An Old Woman with a Rosary
Paul Cézanne·1895
Historical Context
An Old Woman with a Rosary (c.1895-96) at the National Gallery London is one of Cézanne's most moving late figure paintings — an anonymous elderly woman, probably a domestic servant or local woman from Aix-en-Provence, holding a rosary with the abstracted devotion of a lifetime's habitual prayer. Roger Fry's 1927 monograph on Cézanne drew particular attention to this canvas as a demonstration of how structural analysis and psychological presence could coexist in his late work. The National Gallery acquired it as a key statement of Cézanne's figure painting achievement, displaying it alongside the Large Bathers from the same late period. By 1895-96 his figure method had reached its fullest development: the face is analyzed with the same color-plane system as geological formations, yet the accumulated life visible in the old woman's features — the stooped posture, the worn hands, the unfocused devotional gaze — creates a psychological resonance that exceeds purely formal concerns.
Technical Analysis
Cézanne built surfaces through parallel, directional 'constructive' brushstrokes that model form and recession simultaneously.
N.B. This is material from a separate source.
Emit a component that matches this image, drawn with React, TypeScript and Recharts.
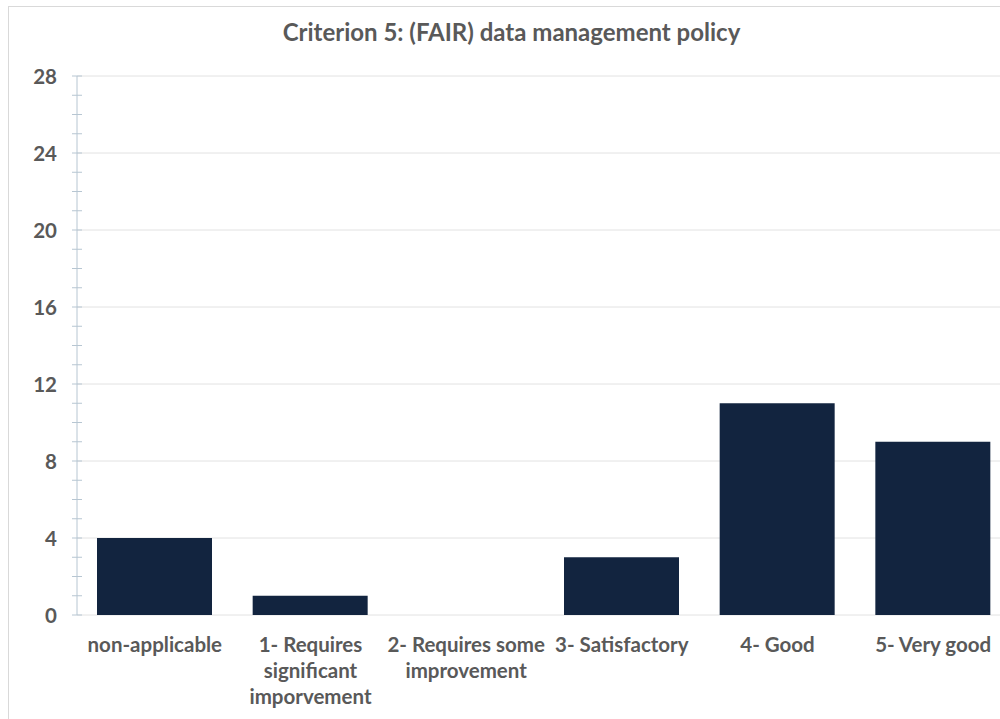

His palette of muted greens, ochres, and blue-greys is applied in overlapping planes that create a sense of solidity without conventional shading.
Look Closer
- ◆The rosary is clasped in work-worn hands observed with unusual anatomical care for Cézanne.
- ◆Her face's marks of age are built through color temperature variation rather than drawn wrinkles.
- ◆The deep blue clothing creates a strong chromatic contrast with the pale.
- ◆The rosary beads themselves, though small, are the composition's most precisely painted specific.